Sam Carter’s own interpretation – while claiming to be oblivious of Dan’s own reading – is one of a continued search for answers that lies at the heart of For Those That Wish To Exist.
“I’m not sure what those answers are except, ‘We need to do better,’” Dan says.
“We’re looking inward and exploring, ‘How does this make me feel? What do you want to do about this? And what can you do about this?’” nods Sam.
“Because this is all of our faults,” Dan resumes. “Yes, some people hold more cards than others and can affect greater change – and they really ought to be – but what am I doing?

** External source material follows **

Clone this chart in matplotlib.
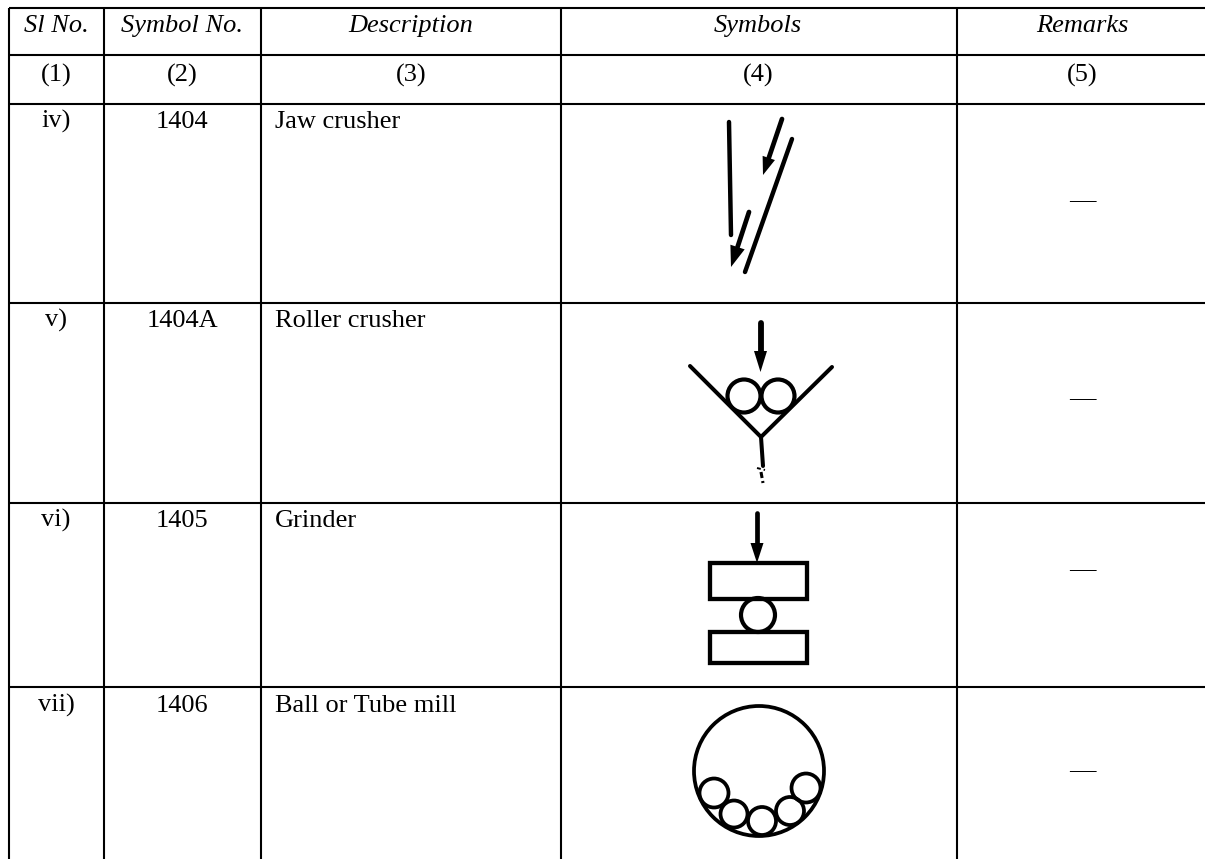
import matplotlib

matplotlib.use("Agg")
import matplotlib.pyplot as plt
from matplotlib.patches import Circle, Polygon, Rectangle

W, H = 1205, 859
INK = "#000000"

# table grid (pixels of the picture)
col_edges = [8.5, 104, 261, 561, 957]
row_edges = [8, 55, 104, 303, 503, 687]
grid_right = 1205
grid_bottom = 859

headers = ["Sl No.", "Symbol No.", "Description", "Symbols", "Remarks"]
col_numbers = ["(1)", "(2)", "(3)", "(4)", "(5)"]
sl_nos = ["iv)", "v)", "vi)", "vii)"]
symbol_nos = ["1404", "1404A", "1405", "1406"]
descriptions = ["Jaw crusher", "Roller crusher", "Grinder", "Ball or Tube mill"]

col_centers = [56, 182, 411, 758, 1082]
desc_left = 275
header_base = 32
number_base = 82
row_base = [128, 327, 527, 712]
dash_base = [206, 404, 575, 776]

# (x0, y0, x1, y1)
jaw_lines = [(729, 122, 731, 235), (792, 139, 745, 272)]
jaw_arrows = [(782, 119, 763, 175, 18, 13), (749, 212, 731, 267, 21, 15)]

roller_lines = [(690, 366, 761, 437), (832, 367, 761, 437), (761, 437, 763, 466)]
roller_arrow = (760.5, 323, 760.5, 372, 21, 13)
roller_circles = [(744, 396, 16.5), (778, 396, 16.5)]

grinder_arrow = (757, 513, 757, 563, 20, 13)
grinder_rects = [(710, 563, 97, 36), (710, 632, 97, 31)]
grinder_circle = (758, 615, 17)

mill_circles = [
    (759, 771, 65),
    (714, 793, 14.5),
    (734, 814, 13.5),
    (762, 821, 14),
    (790, 811, 14),
    (806, 788, 14.5),
]


def draw_arrow(ax, spec, lw=3.4):
    x0, y0, x1, y1, head_len, head_w = spec
    dx, dy = x1 - x0, y1 - y0
    d = (dx * dx + dy * dy) ** 0.5
    ux, uy = dx / d, dy / d
    bx, by = x1 - ux * head_len, y1 - uy * head_len
    ax.plot([x0, bx], [y0, by], color=INK, lw=lw, solid_capstyle="round")
    ax.add_patch(
        Polygon(
            [
                (x1, y1),
                (bx - uy * head_w / 2, by + ux * head_w / 2),
                (bx + uy * head_w / 2, by - ux * head_w / 2),
            ],
            closed=True,
            color=INK,
            lw=0,
        )
    )


def draw_circle(ax, c, lw=2.7):
    ax.add_patch(Circle(c[:2], c[2], fill=False, ec=INK, lw=lw))


plt.rcParams["font.family"] = ["Liberation Serif", "DejaVu Serif"]
FS = 19

fig = plt.figure(figsize=(W / 100, H / 100), dpi=100, facecolor="white")
ax = fig.add_axes([0, 0, 1, 1])
ax.set_xlim(0, W)
ax.set_ylim(H, 0)
ax.axis("off")

ax.hlines(row_edges, col_edges[0], grid_right, color=INK, lw=1.5)
ax.vlines(col_edges, row_edges[0], grid_bottom, color=INK, lw=1.5)

for x, head, num in zip(col_centers, headers, col_numbers):
    ax.text(x, header_base, head, ha="center", va="baseline", fontsize=FS, style="italic")
    ax.text(x, number_base, num, ha="center", va="baseline", fontsize=FS)

for i in range(4):
    y = row_base[i]
    ax.text(col_centers[0], y, sl_nos[i], ha="center", va="baseline", fontsize=FS)
    ax.text(col_centers[1], y, symbol_nos[i], ha="center", va="baseline", fontsize=FS)
    ax.text(desc_left, y, descriptions[i], ha="left", va="baseline", fontsize=FS)
    ax.text(col_centers[4], dash_base[i], "\u2014", ha="center", va="baseline", fontsize=FS)

# jaw crusher
for x0, y0, x1, y1 in jaw_lines:
    ax.plot([x0, x1], [y0, y1], color=INK, lw=3.2, solid_capstyle="round")
for spec in jaw_arrows:
    draw_arrow(ax, spec)

# roller crusher
for x0, y0, x1, y1 in roller_lines:
    ax.plot([x0, x1], [y0, y1], color=INK, lw=2.9, solid_capstyle="round")
draw_arrow(ax, roller_arrow, lw=4.2)
for c in roller_circles:
    draw_circle(ax, c, lw=3)
# faded arrow tip under the stem
ax.plot([757, 765], [468, 470], color=INK, lw=1.4, ls=(0, (2, 1.5)))
ax.plot([761, 763], [472, 483], color=INK, lw=2.2, ls=(0, (2, 1)))

# grinder
draw_arrow(ax, grinder_arrow)
for x, y, w, h in grinder_rects:
    ax.add_patch(Rectangle((x, y), w, h, fill=False, ec=INK, lw=3.1))
draw_circle(ax, grinder_circle, lw=3)

# ball or tube mill
for c in mill_circles:
    draw_circle(ax, c)

fig.savefig("out.png", dpi=100)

Am I still being excessively wasteful all the time and then being pissed off when a corporation dumps oil into the ocean? Yeah, I am pissed off at that, but am I really doing everything that I can? It really has to start there.”
Sam is in no doubt, though, that come the concluding Dying Is Absolutely Safe (“Like Sigur Rós in our practice space,” as he succinctly describes it), the album’s destination leaves its listener in a more positive space. “It’s an album that really does depend on what mindset you’re in, where your head is at, and I think that changes depending on if feel like you have something to fight for, or if you feel it’s too late,” he says. “It changes every time I listen to it. But do I think it ends in a hopeful place? Yeah, I do.”
Dan Searle is less sure. “I’d say there is hope on this album,” he says after a lengthy contemplation. “Or, I’d like to think there is.”
He gently laughs.
“Maybe it’s hope with a sprinkling of fatalism.”
For Those That Wish To Exist is due out on February 26 via Epitaph Records.